Go through the entries and say how many lines contain the string "script". The number is the whole answer.

== RECORDS SUPPLIED ==

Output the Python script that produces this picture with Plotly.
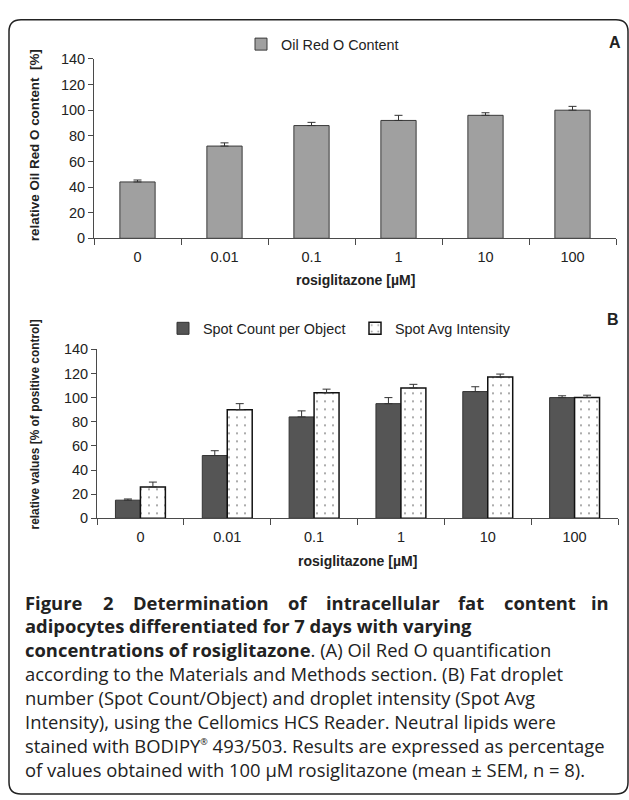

===
== RECORDS SUPPLIED ==

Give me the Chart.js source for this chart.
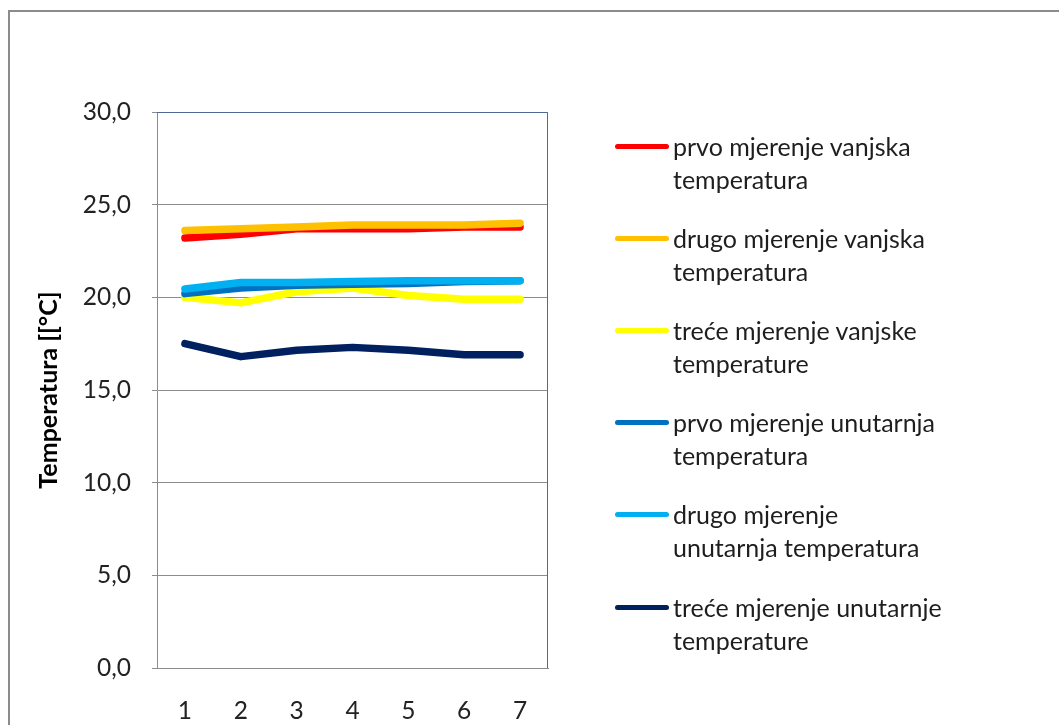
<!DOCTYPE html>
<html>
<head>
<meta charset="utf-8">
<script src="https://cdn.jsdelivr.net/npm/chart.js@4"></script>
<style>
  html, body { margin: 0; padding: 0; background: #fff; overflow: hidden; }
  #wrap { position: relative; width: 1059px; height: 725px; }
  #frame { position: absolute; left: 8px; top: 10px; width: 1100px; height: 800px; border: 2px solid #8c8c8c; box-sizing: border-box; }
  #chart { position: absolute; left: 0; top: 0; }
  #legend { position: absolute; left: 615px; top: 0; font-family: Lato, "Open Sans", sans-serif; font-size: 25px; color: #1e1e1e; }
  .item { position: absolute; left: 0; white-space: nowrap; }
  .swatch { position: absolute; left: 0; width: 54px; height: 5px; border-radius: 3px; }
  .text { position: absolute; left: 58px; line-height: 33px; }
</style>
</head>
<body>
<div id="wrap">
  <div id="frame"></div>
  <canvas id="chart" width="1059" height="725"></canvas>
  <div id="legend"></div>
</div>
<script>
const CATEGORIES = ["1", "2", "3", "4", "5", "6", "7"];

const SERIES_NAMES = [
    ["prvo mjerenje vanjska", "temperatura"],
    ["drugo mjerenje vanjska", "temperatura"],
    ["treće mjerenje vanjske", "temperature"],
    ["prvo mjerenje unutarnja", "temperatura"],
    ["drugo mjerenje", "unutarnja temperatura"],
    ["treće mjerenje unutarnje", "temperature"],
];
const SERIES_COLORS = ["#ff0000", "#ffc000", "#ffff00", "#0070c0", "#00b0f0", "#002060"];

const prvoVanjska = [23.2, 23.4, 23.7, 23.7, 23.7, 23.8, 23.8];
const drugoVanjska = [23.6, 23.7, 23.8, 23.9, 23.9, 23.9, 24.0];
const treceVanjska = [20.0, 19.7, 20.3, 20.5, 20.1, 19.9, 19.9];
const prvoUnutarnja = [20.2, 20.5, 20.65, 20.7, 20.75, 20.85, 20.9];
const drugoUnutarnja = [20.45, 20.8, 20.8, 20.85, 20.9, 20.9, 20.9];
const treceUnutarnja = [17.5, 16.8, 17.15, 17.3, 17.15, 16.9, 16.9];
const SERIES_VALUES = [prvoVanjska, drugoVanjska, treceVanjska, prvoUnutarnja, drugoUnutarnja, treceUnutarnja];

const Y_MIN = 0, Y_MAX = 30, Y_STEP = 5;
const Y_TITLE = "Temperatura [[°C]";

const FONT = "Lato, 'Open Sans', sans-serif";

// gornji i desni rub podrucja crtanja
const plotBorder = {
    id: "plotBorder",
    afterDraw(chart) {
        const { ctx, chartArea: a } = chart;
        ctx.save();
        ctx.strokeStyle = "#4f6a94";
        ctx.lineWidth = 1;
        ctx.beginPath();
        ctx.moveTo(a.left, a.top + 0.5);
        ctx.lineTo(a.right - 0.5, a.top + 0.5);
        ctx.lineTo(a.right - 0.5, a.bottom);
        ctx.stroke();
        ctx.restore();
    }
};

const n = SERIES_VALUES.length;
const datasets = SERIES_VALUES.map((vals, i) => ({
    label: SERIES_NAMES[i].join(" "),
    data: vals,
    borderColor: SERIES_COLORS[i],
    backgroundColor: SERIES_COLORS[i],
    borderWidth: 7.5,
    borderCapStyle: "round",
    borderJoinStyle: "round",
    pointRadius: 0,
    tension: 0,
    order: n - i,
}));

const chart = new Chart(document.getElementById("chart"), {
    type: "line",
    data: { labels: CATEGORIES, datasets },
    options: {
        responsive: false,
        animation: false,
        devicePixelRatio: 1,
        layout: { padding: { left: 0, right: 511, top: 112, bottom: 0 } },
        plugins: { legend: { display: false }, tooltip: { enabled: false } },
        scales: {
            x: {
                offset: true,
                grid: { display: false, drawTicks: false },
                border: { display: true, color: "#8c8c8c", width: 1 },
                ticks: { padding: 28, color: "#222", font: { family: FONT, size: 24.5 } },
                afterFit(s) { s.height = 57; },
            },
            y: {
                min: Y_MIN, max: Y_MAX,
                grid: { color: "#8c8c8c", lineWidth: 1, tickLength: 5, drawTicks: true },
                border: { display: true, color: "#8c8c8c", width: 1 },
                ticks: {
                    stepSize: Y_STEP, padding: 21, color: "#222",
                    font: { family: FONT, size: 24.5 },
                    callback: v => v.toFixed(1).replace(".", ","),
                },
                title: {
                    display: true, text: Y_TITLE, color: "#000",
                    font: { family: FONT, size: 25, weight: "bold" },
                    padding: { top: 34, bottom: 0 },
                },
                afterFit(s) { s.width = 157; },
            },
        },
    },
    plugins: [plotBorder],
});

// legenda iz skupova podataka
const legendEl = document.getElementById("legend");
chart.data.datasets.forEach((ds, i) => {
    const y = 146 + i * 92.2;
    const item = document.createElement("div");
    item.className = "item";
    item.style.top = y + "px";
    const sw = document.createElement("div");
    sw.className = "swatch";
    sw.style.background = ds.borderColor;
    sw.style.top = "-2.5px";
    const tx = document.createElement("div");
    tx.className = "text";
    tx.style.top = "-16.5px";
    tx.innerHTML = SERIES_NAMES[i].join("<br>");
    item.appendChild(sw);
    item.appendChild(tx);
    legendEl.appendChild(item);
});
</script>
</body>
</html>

===

• SOLUTION FOR THIS EXERCISE: 4